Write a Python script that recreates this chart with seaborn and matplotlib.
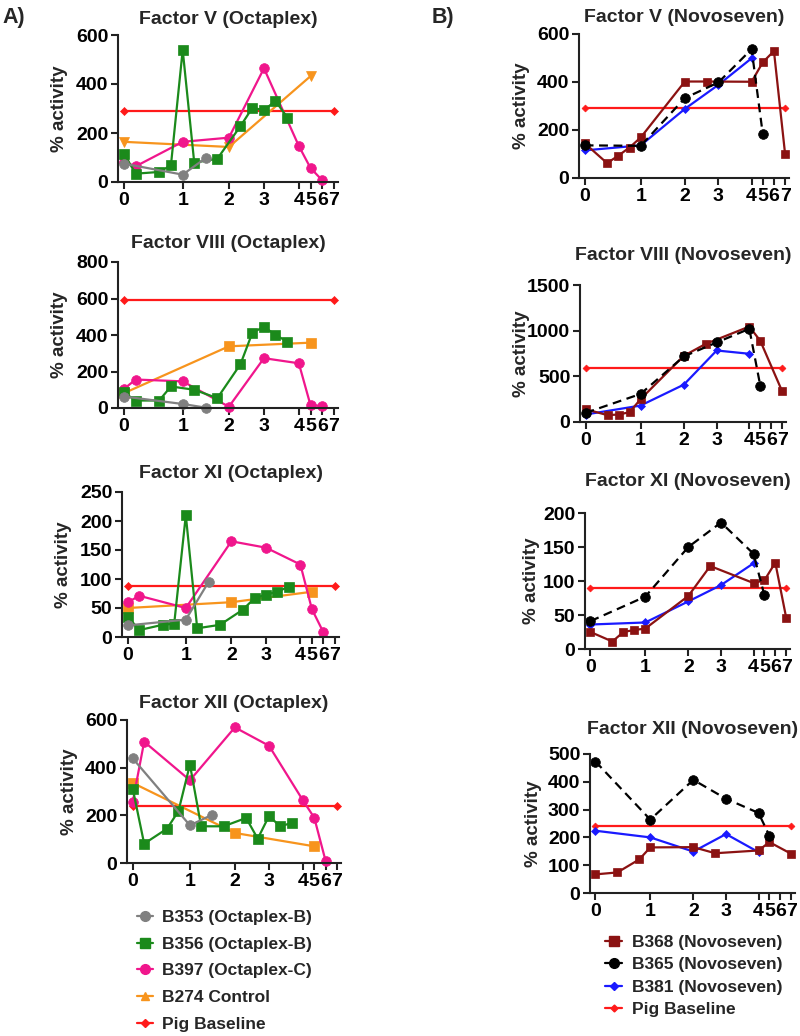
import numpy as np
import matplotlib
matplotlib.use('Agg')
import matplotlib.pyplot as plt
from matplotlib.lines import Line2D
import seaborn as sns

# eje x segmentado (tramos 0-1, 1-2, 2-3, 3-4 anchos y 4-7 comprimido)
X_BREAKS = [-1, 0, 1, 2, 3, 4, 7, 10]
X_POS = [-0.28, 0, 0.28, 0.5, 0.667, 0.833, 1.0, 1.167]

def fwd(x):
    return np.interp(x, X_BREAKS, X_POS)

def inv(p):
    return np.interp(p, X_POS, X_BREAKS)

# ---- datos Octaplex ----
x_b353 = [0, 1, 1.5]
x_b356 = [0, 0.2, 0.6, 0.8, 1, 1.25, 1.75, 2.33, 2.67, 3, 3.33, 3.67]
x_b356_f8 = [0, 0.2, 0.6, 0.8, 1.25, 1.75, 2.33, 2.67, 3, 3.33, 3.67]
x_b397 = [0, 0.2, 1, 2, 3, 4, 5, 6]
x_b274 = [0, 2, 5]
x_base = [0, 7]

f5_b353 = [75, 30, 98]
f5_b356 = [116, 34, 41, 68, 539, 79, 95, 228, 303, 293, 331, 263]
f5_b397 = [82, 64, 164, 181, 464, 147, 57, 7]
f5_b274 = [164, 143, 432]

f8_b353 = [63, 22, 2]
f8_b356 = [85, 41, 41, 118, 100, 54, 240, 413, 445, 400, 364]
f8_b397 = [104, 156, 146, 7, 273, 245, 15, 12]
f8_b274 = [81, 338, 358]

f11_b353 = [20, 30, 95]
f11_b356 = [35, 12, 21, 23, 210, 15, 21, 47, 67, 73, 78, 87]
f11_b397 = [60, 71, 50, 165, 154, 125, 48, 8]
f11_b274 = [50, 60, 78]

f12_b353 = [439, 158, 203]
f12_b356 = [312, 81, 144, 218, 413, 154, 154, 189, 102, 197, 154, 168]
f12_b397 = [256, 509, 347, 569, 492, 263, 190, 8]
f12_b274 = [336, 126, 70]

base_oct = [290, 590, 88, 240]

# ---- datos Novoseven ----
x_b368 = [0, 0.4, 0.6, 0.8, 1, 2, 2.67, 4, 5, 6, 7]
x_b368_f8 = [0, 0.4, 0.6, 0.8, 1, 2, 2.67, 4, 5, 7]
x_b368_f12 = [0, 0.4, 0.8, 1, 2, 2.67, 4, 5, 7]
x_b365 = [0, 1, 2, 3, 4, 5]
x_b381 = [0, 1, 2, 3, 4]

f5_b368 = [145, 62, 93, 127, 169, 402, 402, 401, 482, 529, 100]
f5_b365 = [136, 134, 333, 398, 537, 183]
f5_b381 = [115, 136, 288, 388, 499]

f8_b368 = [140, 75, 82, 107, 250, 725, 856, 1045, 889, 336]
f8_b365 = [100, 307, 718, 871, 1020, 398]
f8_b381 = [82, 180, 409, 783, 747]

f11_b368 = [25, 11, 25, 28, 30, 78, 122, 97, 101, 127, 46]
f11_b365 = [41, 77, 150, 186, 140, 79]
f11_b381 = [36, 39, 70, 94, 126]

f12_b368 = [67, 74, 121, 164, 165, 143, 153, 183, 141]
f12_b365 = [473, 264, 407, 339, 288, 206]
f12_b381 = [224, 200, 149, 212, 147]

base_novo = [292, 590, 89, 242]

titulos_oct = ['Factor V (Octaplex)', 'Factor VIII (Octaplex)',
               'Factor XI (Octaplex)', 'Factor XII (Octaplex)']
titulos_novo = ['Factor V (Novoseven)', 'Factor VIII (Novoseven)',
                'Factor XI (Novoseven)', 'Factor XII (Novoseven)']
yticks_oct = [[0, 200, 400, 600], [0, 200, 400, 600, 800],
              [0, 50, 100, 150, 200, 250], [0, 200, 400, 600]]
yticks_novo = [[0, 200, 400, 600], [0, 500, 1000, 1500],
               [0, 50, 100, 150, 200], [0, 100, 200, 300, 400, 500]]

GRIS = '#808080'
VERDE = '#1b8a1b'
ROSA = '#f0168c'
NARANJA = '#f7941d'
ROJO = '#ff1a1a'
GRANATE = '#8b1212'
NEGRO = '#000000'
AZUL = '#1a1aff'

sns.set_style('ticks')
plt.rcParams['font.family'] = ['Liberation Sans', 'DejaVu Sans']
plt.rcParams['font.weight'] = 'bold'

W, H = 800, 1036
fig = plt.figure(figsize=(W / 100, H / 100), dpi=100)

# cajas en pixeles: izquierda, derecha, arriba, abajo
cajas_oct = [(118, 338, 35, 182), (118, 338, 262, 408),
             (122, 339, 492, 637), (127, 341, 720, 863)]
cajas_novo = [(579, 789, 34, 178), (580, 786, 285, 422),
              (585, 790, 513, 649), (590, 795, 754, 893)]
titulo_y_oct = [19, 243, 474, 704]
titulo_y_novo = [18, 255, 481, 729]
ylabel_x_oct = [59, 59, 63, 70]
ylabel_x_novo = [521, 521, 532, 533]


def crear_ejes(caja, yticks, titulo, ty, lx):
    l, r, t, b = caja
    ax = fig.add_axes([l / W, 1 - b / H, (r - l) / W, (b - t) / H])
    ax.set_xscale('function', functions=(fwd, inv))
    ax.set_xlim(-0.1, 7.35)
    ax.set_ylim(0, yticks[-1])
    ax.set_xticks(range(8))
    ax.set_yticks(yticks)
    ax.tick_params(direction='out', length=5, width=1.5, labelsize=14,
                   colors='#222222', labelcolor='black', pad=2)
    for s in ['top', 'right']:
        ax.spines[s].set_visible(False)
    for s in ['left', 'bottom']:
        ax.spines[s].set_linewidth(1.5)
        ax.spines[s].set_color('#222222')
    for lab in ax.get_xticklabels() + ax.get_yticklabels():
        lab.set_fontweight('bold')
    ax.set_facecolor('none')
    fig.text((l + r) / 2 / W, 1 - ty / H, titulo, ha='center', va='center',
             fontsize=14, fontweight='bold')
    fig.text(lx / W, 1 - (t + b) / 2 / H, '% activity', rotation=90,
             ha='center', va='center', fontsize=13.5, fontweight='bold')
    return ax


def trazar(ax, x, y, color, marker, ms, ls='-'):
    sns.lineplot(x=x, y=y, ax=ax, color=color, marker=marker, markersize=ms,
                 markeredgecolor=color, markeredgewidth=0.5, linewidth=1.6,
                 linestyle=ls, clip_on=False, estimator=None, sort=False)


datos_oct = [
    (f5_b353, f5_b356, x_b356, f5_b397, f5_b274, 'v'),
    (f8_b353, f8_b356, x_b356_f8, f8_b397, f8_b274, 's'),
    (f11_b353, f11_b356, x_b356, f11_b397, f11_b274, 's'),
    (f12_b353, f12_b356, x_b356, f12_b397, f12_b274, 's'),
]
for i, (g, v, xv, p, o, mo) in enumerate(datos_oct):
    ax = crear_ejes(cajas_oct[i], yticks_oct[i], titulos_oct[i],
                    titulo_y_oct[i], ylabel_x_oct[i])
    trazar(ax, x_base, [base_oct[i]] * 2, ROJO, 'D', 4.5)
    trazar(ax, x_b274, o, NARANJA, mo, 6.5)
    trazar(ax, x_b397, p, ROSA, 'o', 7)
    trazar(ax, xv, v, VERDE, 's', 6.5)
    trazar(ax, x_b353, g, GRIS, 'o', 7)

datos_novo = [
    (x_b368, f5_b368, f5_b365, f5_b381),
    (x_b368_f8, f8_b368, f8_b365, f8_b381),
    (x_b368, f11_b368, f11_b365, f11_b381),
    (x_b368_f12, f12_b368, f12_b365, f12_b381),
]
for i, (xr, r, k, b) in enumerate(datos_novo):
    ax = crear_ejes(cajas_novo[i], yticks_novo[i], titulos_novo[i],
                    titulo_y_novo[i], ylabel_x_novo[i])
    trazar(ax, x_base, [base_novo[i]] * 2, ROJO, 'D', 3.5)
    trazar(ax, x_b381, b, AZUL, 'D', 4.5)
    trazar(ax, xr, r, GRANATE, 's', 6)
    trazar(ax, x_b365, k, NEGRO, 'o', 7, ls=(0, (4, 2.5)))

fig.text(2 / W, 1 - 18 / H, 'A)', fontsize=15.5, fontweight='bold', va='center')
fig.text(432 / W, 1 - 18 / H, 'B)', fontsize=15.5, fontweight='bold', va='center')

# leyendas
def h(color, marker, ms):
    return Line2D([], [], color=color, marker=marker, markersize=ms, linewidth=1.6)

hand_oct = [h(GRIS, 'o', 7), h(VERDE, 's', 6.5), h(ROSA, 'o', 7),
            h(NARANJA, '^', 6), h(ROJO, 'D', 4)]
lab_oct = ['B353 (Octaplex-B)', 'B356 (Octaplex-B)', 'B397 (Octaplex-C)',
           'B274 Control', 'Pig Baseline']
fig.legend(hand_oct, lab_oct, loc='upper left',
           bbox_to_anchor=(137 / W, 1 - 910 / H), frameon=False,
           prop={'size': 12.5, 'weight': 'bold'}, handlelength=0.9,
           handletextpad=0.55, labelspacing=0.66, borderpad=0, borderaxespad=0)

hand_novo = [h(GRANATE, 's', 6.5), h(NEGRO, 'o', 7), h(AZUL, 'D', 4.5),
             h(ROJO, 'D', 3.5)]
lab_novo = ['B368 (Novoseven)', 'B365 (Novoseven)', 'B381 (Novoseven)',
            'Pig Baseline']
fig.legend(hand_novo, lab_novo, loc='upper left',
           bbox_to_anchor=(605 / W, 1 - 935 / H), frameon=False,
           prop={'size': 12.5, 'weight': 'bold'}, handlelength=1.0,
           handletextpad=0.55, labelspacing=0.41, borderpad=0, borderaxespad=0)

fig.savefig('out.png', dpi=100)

○ ○ ○ ○

▶ TASK DESCRIPTION
Return exactly what appears from the opening line of the material through the line with "base_novo = [292, 590, 89, 242]", apart from the pictures.

▶ RESULT FOR THIS TASK
Write a Python script that recreates this chart with seaborn and matplotlib.
import numpy as np
import matplotlib
matplotlib.use('Agg')
import matplotlib.pyplot as plt
from matplotlib.lines import Line2D
import seaborn as sns

# eje x segmentado (tramos 0-1, 1-2, 2-3, 3-4 anchos y 4-7 comprimido)
X_BREAKS = [-1, 0, 1, 2, 3, 4, 7, 10]
X_POS = [-0.28, 0, 0.28, 0.5, 0.667, 0.833, 1.0, 1.167]

def fwd(x):
    return np.interp(x, X_BREAKS, X_POS)

def inv(p):
    return np.interp(p, X_POS, X_BREAKS)

# ---- datos Octaplex ----
x_b353 = [0, 1, 1.5]
x_b356 = [0, 0.2, 0.6, 0.8, 1, 1.25, 1.75, 2.33, 2.67, 3, 3.33, 3.67]
x_b356_f8 = [0, 0.2, 0.6, 0.8, 1.25, 1.75, 2.33, 2.67, 3, 3.33, 3.67]
x_b397 = [0, 0.2, 1, 2, 3, 4, 5, 6]
x_b274 = [0, 2, 5]
x_base = [0, 7]

f5_b353 = [75, 30, 98]
f5_b356 = [116, 34, 41, 68, 539, 79, 95, 228, 303, 293, 331, 263]
f5_b397 = [82, 64, 164, 181, 464, 147, 57, 7]
f5_b274 = [164, 143, 432]

f8_b353 = [63, 22, 2]
f8_b356 = [85, 41, 41, 118, 100, 54, 240, 413, 445, 400, 364]
f8_b397 = [104, 156, 146, 7, 273, 245, 15, 12]
f8_b274 = [81, 338, 358]

f11_b353 = [20, 30, 95]
f11_b356 = [35, 12, 21, 23, 210, 15, 21, 47, 67, 73, 78, 87]
f11_b397 = [60, 71, 50, 165, 154, 125, 48, 8]
f11_b274 = [50, 60, 78]

f12_b353 = [439, 158, 203]
f12_b356 = [312, 81, 144, 218, 413, 154, 154, 189, 102, 197, 154, 168]
f12_b397 = [256, 509, 347, 569, 492, 263, 190, 8]
f12_b274 = [336, 126, 70]

base_oct = [290, 590, 88, 240]

# ---- datos Novoseven ----
x_b368 = [0, 0.4, 0.6, 0.8, 1, 2, 2.67, 4, 5, 6, 7]
x_b368_f8 = [0, 0.4, 0.6, 0.8, 1, 2, 2.67, 4, 5, 7]
x_b368_f12 = [0, 0.4, 0.8, 1, 2, 2.67, 4, 5, 7]
x_b365 = [0, 1, 2, 3, 4, 5]
x_b381 = [0, 1, 2, 3, 4]

f5_b368 = [145, 62, 93, 127, 169, 402, 402, 401, 482, 529, 100]
f5_b365 = [136, 134, 333, 398, 537, 183]
f5_b381 = [115, 136, 288, 388, 499]

f8_b368 = [140, 75, 82, 107, 250, 725, 856, 1045, 889, 336]
f8_b365 = [100, 307, 718, 871, 1020, 398]
f8_b381 = [82, 180, 409, 783, 747]

f11_b368 = [25, 11, 25, 28, 30, 78, 122, 97, 101, 127, 46]
f11_b365 = [41, 77, 150, 186, 140, 79]
f11_b381 = [36, 39, 70, 94, 126]

f12_b368 = [67, 74, 121, 164, 165, 143, 153, 183, 141]
f12_b365 = [473, 264, 407, 339, 288, 206]
f12_b381 = [224, 200, 149, 212, 147]

base_novo = [292, 590, 89, 242]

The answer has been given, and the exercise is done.